Thank you very much for your help, I'll try that this morning ;)
I’ve been working on my simulation this morning and I still faced some issues. As you recommended me, I gave a try with a CPE4H mesh to eliminate hourglassing and the model didn’t converge and showed the same error message as usual (***NOTE: THE RATE OF CONVERGENCE IS VERY SLOW…). I switch back to CPE4RH.
a. I consulted the information given in the “ABAQUS Analysis User’s manual” (17.5.1) and they recommend the Marlow model when only uniaxial data is available. What do you think about this? Do you believe Yeoh is still a better model for my situation?
b. I always end up to be able to converge with my analysis (Yeoh or Marlow) but the result I get is always 30% off the track. Do you think it’s the best ABAQUS can do? (I hope not)
c. What does the option hourglass do? I looked in the information provided and it was not enough to help me understand.
I joined the file of my Yeoh model if anyone wants to have a look at it. If somebody sees anything wrong with it I would be more than happy to know it.
It is good to hear that you at lest got some results. If you post a graph of the experimental stress-strain data I can provide some comments about how accurate you are likely to get with a hyperelastic model.
There is nothing wrong with the Marlow model. You can use it instead of the Yeoh model if you like.
Hourglass stiffness is required when you use reduced integration point elements (eg CPE4RH). In somewhat simplified terms: the reduced integration elements run faster but can undergo a specific type of (hourglass looking) deformation without even any applied strain. To overcome this problem you need to specify an "hourglass stiffness".
First, thank you very much for your help; I am very impressed with the efficiency of this forum. You are very helpful!
I think I found what was wrong with my model.
When I did the experimental data, I used a silicone ribbon on which I applied tension at one end. I applied a charge, and I measured the stretching, then I applied some more weight, I measured again. And so on.
When I did it at first, I did not know that actually, I was working with a silicone which wasn't made to support large extension strain, so the material got probably "worn" and "softer". And after the test, I could definitely stretch it way more than if I had applied that same load with a new ribbon which had never been used. That might explain why the stretching I measured was about 30% longer than what ABAQUS says.
We decided to switch material and we'll go with a natural rubber of a duro 40. We noticed that it had characteristics that suit better to our needs. I'll measure my nominal stress and strain again but I'll try with a new ribbon for each try... I'll see if the results given by ABAQUS are closer to mine.
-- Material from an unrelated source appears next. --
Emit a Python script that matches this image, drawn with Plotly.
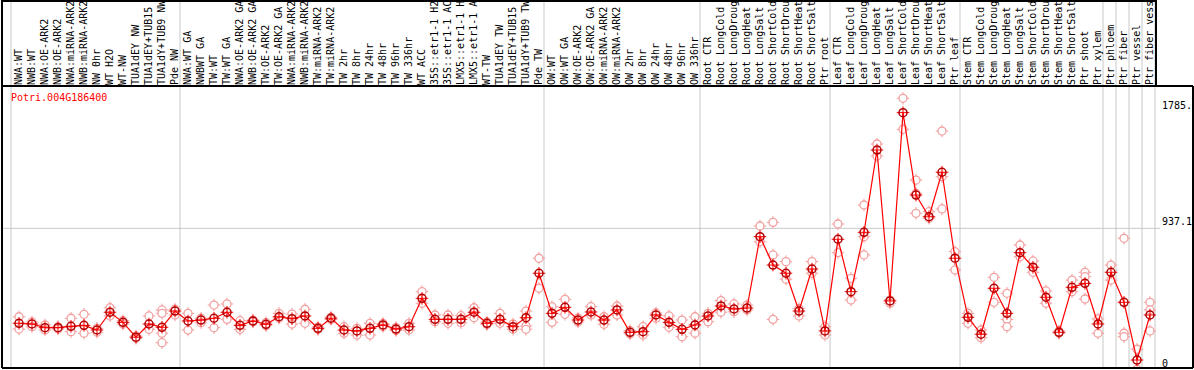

If it works with a ribbon, then I will try with a circular diaphragm… I go one step at the time to make sure I control well the simulation.
Dear Dr. Bergstrom,
I am still working on my stretched ribbon simulation. Last week, I collected new experimental data but I switched material: I’m now working with some natural rubber ribbon. As I mentioned in my last post, I decided to take only one measure by sample. I took about 10 different measures.
I am still working with the Marlow model. Once the material was defined, I also specified the mesh I would use: CPE4RH. For a tension of 0.0553 MPa, I tried different number of elements and I determined that for 1000 elements, I get a converging solution. For more than that, the solution wasn’t more accurate so I thought that mesh was good enough. This mesh worked also well for 0.1010 MPa and 0.1344 MPa. When I tried with 0.1678 MPa and higher, it stopped working. I tried to modify my mesh type, element quantity and to change my model to Yeoh: nothing worked. Is this normal that one mesh works for one loading and not for another slightly bigger? This problem occurred with the simulation of a 1213 mm long ribbon, it worked without error messages for the shorter ribbon simulations (100 mm, 50 mm). (See attachment)
One last question: On the graph showing the stress and strain resulting from the simulations, we can see the 3 simulations are superposed but are offset from the experimental results provided to Abaqus. I though it might have something to do with true vs nominal strain/stress. I read on the documentation “Getting started with Abaqus” that platic simulation used true strain/stress is used…but hyperelastic definitely requires and gives nominal values, right? Am I right to expect my experimental data curve provided to my material definition to be superposed by the resulting one? I think so… What could make this offset between the simulation and experimental curves?
I hope my questions are not too hard to understand.
Thanks again for your help!
Internally Abaqus is using true stress and strain for the calculations. The interface to the hyperelastic features are mostly written in terms of engineering stress and strain. You can convert between the two by assuming incompressible behavior.
The experimental data and the model predictions should overlap relatively OK. I am not sure why that is not the case for you :(
And would you have an idea why my simulation for the 1213mm ribbon works for low tension values and doesn't for higher loads? I thought one mesh configuration would work for every loads.
This work is a part of my master project and nobody in my department is used to work with large deformation. It looks so simple at first sight but that is giving me good headache.
If you have any recommandations, that would me more than welcome.